While I did find a dataset of question-answer format jokes, the jokes are scraped from Reddit’s r/jokes subreddit. Going through the file, I did not like most of the jokes at all, as most of them were highly problematic. They were often racist, sexist, queerphobic, etc., and I would rather compile my own than to feed bad data into my model.
One option would be to filter this dataset using a set of “bad” keywords, but trying to filter a heavily biased dataset was less appealing to me than to create a new set entirely. An alternative could be to write a scraper for r/cleanjokes, filtering in only question-answer format jokes, but I didn’t want to invest too much time/energy on this toy project, and I personally am not a fan of using Reddit for training data in general.
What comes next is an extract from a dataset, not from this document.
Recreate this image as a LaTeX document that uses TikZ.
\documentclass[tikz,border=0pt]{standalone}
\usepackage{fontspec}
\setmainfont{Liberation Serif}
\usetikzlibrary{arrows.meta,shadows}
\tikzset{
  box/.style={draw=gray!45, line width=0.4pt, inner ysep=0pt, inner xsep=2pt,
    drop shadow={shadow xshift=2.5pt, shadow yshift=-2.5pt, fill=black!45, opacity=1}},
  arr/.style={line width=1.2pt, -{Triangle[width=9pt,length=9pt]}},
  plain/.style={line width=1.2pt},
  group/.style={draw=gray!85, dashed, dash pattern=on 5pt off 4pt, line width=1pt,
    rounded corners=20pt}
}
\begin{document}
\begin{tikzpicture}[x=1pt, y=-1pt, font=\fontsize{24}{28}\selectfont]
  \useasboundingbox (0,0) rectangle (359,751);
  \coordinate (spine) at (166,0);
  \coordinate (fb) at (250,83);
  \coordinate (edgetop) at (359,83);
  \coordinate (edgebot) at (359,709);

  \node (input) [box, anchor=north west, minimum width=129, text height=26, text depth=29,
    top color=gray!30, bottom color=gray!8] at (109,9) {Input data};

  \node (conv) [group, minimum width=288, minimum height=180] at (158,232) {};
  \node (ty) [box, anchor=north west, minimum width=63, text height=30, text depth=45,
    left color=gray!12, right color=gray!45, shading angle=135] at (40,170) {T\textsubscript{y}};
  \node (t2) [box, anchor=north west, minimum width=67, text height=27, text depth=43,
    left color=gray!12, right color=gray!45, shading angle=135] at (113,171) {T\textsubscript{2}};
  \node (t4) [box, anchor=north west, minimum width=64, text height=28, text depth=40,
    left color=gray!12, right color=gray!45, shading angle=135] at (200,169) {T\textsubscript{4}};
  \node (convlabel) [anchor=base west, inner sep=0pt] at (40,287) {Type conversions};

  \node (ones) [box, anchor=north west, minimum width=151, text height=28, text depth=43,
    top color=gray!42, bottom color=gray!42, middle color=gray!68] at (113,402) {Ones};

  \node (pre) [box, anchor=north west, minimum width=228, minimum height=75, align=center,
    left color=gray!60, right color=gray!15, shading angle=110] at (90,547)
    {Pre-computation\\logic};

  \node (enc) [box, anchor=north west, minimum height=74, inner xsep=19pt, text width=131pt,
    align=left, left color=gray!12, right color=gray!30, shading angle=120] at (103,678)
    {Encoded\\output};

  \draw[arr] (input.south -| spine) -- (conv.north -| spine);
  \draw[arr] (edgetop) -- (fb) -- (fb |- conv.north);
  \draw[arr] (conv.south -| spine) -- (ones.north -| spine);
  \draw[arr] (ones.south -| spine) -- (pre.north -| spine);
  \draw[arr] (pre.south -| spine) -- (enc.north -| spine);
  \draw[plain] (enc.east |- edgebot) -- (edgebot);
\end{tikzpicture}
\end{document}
I ended up compiling my own small dataset of clean jokes in the question-answer format, consisting of a little over 500 jokes total. A major trade-off was that the model’s vocabulary is relatively limited, but I enjoyed the jokes much more and felt much better about the data I was feeding into the model.
For the joke2punchline and punchline2joke models, the teacher forcing ratio was set to 0.5. I’d be curious to adjust this parameter and see the results. I would expect a lower ratio to result in more nonsensical output, whereas a higher ratio would likely result in more outputs that are directly from the training set.
I think an ideal setup would be to lower the teacher forcing ratio in addition to having a much larger training set.
I do think it would be fun to generate jokes and punchlines using an RNN or LSTM before feeding it into these models, such that there is less human intervention (i.e. writing fake jokes/punchlines manually).
I also think the model would be way more fun to play with if it I could train it with a much larger dataset, i.e. 10K+ jokes.